The film was produced by Universal-International Pictures, and while the initial plan was for the film to be made in Technicolor, budget constraints meant that the movie had to be shot in black and white.

===Shooting===
Filming started in May 1947. Though the studio was initially concerned by Ophüls unorthodox filming methods, preferring to film in long takes full of complex camera movements, they eventually warmed to his filmmaking techniques and formed a good relationship. Due to this being his first American film, Ophüls was paid $22,600, compared to the usual $75,000 or more that established Hollywood directors commanded.
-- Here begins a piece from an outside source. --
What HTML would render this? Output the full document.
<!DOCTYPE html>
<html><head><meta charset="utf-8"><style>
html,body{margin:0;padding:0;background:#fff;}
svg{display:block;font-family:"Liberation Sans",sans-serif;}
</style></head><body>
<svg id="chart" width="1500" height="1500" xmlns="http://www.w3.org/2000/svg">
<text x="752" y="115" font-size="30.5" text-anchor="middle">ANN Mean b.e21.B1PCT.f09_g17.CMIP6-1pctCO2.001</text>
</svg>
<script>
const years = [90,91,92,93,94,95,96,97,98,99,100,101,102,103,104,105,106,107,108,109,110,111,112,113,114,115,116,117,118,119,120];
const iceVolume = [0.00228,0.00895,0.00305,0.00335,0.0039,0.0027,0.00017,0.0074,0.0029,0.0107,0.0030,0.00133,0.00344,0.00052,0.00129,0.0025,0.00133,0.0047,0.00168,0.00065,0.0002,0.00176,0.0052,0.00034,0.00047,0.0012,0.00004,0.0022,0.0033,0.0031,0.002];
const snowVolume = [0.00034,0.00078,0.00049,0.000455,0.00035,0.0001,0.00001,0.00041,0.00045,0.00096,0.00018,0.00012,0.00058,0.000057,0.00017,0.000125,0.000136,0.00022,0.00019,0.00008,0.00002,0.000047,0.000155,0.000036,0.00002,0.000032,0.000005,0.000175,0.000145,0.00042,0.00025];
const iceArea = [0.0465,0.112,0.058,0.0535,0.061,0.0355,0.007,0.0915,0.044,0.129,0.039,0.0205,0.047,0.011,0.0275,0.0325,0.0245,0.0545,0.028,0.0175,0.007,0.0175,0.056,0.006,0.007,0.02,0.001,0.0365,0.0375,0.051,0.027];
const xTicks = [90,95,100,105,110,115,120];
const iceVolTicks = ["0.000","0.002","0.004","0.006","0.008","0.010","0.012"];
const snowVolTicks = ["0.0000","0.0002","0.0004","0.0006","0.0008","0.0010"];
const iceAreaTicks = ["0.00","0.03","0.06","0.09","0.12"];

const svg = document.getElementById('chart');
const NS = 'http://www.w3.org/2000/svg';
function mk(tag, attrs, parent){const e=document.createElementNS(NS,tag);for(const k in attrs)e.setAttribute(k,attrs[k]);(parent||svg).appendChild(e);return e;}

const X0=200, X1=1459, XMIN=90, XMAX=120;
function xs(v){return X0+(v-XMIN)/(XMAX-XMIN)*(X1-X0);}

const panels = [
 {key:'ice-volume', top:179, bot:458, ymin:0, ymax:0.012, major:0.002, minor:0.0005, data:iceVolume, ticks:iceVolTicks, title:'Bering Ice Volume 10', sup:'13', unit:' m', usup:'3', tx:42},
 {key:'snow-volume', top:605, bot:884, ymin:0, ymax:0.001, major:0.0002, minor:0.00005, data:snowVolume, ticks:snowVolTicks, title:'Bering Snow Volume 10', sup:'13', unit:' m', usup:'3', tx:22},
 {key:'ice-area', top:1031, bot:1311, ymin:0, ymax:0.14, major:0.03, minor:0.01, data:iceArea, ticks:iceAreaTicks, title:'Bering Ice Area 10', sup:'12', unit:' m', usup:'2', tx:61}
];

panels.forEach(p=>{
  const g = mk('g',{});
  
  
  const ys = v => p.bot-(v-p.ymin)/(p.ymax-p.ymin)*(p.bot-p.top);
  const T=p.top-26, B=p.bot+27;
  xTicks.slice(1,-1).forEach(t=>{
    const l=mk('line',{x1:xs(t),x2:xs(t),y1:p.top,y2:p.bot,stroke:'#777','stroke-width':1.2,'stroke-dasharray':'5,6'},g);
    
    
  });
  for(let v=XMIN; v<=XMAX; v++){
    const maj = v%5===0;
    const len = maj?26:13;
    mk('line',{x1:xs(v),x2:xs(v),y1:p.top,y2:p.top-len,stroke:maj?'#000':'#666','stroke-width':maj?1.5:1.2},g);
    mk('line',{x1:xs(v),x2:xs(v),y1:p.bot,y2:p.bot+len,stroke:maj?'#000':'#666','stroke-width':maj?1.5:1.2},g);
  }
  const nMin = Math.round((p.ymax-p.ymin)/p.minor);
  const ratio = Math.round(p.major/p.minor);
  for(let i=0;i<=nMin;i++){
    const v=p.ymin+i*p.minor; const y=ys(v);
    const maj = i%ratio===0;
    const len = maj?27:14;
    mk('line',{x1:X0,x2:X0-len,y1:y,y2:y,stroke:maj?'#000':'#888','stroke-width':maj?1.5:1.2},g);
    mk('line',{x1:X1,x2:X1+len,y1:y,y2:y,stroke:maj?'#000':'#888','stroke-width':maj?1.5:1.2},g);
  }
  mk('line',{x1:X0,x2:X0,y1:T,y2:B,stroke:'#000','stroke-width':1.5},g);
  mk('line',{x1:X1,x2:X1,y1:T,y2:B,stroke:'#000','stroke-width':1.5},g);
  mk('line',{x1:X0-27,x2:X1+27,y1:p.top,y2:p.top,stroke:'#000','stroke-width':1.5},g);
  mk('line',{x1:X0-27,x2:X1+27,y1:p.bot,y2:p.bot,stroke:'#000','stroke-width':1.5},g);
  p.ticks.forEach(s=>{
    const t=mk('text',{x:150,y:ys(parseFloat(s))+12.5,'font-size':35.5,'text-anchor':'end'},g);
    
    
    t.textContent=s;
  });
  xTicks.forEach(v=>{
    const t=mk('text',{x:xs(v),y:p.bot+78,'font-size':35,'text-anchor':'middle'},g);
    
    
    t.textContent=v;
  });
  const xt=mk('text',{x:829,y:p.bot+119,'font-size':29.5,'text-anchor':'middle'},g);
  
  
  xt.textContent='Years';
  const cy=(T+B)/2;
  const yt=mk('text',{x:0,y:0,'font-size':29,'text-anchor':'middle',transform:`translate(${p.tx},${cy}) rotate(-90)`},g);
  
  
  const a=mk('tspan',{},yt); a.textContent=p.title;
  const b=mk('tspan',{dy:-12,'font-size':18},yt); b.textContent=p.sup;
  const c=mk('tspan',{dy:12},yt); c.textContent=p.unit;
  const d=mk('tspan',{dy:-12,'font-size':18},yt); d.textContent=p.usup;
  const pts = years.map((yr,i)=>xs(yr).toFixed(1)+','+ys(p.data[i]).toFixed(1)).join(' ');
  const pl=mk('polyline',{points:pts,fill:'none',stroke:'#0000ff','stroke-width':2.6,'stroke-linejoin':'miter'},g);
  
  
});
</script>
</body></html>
The bulk of the film was shot on a large set created by Howard Bay. "This is not a realistic set", he said, "but a romantic one fashioned to fit the mood of the story. We aimed at the picturesque rather than scenes from the workaday world; the exaggeration is deliberate."

Fairbanks later said the film was one of his favorites. "It should have been done in color but we ran out of money and Universal forced Maria Montez on us. But I love it.

===Maria Montez billing issue===
Under her contract with Universal, Montez was normally entitled to top billing in a film. She agreed to accept second billing for The Exile but changed her mind and wanted top billing, and wound up suing for $250,000 in damages. Universal had agreed to give Fairbanks top billing so deferred the issue to court. A judge put a temporary stop on any billing until the issue was resolved. In December Montez's lawyer Greg Bautzer announced the matter had been settled out of court. Montez would receive first billing and in equal size font to Fairbanks. (In the end credits would read "Starring Maria Montez, Henry Daniell, Nigel Bruce, Robert Coote and introduces Paule Croset with Douglas Fairbanks".) Montez also received a payout rumored to have been between $15,000 and $30,000.

In August 1947 Universal elected not to pick up its option on Montez's services for the following year, making her freelance.

==Reception==
The film initially performed well at the box office, but then suffered after the release of Captain from Castile and wound up losing money. Terry and the Pirates and Happy Go Lucky were never made.